* Task objective *
Select, from the material below, each line with "that" in it.

* Record excerpts *
___
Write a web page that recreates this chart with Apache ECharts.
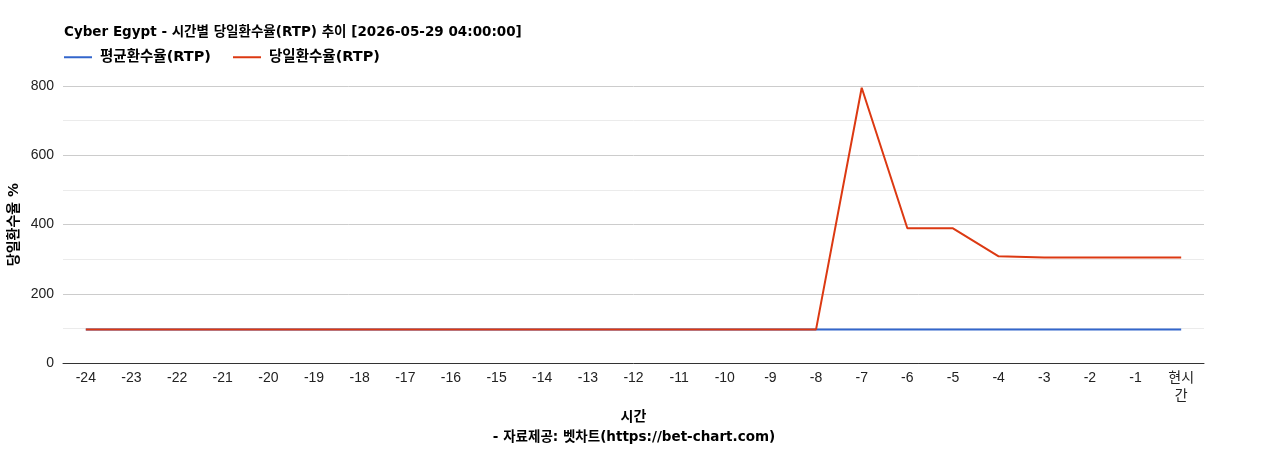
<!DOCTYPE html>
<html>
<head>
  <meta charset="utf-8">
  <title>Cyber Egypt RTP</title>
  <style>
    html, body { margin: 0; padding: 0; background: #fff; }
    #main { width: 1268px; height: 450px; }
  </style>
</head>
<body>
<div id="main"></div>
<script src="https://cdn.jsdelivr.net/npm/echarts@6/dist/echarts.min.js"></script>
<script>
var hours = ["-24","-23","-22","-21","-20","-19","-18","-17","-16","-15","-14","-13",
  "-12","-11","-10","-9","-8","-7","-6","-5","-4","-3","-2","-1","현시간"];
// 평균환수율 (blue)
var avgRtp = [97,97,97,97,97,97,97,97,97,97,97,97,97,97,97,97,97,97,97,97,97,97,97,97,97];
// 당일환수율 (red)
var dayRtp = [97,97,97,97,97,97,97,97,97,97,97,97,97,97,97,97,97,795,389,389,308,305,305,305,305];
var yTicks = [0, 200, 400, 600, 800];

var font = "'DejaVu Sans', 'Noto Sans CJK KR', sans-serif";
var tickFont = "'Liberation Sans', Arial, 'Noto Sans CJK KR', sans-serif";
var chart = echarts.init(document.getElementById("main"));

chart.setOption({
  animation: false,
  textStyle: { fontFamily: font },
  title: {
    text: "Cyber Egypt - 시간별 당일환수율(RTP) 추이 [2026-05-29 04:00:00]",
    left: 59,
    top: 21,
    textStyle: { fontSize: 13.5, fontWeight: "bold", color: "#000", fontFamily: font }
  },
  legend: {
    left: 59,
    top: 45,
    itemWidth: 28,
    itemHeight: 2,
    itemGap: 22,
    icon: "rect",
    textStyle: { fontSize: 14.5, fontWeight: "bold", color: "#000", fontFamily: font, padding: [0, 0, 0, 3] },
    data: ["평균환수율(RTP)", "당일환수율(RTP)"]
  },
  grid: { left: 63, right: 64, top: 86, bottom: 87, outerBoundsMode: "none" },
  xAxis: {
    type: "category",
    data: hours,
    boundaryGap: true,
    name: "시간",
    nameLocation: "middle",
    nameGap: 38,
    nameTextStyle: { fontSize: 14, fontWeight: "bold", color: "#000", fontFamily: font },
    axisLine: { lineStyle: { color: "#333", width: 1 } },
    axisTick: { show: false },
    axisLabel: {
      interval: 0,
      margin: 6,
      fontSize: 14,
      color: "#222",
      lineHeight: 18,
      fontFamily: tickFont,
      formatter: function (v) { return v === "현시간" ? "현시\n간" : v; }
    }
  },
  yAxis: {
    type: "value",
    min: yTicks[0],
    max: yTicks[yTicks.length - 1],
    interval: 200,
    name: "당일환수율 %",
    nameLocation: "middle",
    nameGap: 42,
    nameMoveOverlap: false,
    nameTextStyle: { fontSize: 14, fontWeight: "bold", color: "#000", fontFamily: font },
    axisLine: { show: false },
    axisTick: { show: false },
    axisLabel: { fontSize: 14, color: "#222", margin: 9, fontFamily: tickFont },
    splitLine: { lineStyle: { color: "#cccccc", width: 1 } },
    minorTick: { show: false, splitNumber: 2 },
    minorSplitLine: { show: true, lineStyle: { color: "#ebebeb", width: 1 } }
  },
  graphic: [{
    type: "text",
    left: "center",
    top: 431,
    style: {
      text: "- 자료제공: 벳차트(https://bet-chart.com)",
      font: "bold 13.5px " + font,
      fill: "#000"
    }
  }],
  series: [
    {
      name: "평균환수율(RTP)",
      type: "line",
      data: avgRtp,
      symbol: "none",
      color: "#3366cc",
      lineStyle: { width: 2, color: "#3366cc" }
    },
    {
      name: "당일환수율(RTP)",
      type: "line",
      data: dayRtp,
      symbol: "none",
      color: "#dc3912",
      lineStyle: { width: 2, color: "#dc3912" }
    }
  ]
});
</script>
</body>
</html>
___
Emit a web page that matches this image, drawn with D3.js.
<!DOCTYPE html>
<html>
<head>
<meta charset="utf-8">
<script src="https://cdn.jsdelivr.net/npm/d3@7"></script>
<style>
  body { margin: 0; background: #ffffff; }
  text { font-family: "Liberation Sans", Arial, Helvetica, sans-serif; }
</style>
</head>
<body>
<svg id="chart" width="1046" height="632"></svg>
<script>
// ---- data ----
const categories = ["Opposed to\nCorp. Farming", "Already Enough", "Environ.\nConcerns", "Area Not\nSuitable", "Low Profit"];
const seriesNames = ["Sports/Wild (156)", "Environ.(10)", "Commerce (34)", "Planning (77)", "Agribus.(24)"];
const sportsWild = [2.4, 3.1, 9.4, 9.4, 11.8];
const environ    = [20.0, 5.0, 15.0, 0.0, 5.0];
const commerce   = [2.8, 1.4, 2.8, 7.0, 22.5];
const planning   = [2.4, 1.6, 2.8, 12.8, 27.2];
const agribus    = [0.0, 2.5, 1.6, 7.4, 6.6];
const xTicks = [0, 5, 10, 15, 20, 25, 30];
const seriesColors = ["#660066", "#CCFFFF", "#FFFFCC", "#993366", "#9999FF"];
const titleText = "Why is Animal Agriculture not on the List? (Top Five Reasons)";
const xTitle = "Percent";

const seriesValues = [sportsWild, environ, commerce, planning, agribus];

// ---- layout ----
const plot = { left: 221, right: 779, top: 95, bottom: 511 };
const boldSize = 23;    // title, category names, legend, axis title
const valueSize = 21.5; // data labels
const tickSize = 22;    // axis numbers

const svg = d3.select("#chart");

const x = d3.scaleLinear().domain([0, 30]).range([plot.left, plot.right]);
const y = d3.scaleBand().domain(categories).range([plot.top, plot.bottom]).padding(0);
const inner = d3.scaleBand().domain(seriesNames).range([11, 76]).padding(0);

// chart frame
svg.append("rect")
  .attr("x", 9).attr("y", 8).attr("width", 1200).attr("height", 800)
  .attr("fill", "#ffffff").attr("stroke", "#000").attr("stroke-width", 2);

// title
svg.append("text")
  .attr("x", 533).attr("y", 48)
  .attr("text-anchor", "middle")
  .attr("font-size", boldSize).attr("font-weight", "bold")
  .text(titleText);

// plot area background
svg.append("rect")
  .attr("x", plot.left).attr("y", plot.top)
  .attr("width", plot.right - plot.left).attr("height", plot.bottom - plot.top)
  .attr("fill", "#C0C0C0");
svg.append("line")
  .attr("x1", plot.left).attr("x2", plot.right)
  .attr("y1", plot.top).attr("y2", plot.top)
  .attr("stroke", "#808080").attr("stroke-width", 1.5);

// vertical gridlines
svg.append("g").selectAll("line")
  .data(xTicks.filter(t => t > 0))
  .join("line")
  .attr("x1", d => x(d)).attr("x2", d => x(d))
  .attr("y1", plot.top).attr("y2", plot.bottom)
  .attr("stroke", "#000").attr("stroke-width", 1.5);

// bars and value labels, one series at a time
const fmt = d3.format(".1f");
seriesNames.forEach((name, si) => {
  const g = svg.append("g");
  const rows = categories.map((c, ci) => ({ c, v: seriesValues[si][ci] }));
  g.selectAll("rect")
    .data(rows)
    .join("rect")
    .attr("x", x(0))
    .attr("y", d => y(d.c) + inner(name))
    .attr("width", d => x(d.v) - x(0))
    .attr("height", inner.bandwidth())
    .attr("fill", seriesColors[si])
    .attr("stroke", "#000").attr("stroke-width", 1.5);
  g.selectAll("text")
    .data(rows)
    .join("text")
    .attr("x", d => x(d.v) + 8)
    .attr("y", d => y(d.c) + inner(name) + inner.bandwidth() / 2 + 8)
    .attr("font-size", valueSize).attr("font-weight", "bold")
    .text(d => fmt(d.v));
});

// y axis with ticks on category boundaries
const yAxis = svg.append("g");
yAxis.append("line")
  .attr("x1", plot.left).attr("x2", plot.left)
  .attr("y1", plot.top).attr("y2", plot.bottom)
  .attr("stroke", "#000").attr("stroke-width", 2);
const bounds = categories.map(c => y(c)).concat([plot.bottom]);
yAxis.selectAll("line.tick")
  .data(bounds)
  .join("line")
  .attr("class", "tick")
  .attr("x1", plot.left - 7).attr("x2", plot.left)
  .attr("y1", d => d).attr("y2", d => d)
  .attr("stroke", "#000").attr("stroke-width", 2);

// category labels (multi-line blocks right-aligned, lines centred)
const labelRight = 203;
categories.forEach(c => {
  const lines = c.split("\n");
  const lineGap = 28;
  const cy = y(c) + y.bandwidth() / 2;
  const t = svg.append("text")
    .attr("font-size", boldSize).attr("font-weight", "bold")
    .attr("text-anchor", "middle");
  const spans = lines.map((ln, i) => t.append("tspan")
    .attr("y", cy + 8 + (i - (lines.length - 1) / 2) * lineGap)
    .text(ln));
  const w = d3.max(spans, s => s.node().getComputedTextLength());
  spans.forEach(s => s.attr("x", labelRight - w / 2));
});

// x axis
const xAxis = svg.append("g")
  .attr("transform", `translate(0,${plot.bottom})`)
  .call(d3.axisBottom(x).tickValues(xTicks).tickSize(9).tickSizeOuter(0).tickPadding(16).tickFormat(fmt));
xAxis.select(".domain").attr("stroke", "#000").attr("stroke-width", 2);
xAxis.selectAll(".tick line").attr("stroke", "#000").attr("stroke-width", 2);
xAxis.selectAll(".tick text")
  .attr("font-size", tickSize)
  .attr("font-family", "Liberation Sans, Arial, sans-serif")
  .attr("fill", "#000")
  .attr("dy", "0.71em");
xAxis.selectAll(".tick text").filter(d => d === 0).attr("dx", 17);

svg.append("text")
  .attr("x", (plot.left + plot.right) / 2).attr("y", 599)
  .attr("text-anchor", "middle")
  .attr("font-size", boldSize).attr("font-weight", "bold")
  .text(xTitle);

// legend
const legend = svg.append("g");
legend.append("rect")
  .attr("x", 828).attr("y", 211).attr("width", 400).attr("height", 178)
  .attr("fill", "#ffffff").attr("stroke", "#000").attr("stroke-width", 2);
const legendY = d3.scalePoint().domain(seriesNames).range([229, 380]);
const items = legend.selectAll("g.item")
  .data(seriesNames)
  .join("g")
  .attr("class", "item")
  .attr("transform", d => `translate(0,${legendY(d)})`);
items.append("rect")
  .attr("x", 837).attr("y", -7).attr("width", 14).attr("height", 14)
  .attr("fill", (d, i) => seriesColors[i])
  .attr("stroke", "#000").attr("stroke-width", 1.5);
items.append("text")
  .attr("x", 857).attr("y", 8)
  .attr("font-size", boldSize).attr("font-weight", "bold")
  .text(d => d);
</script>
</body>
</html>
___
* Written response *
Write a web page that recreates this chart with Apache ECharts.
Emit a web page that matches this image, drawn with D3.js.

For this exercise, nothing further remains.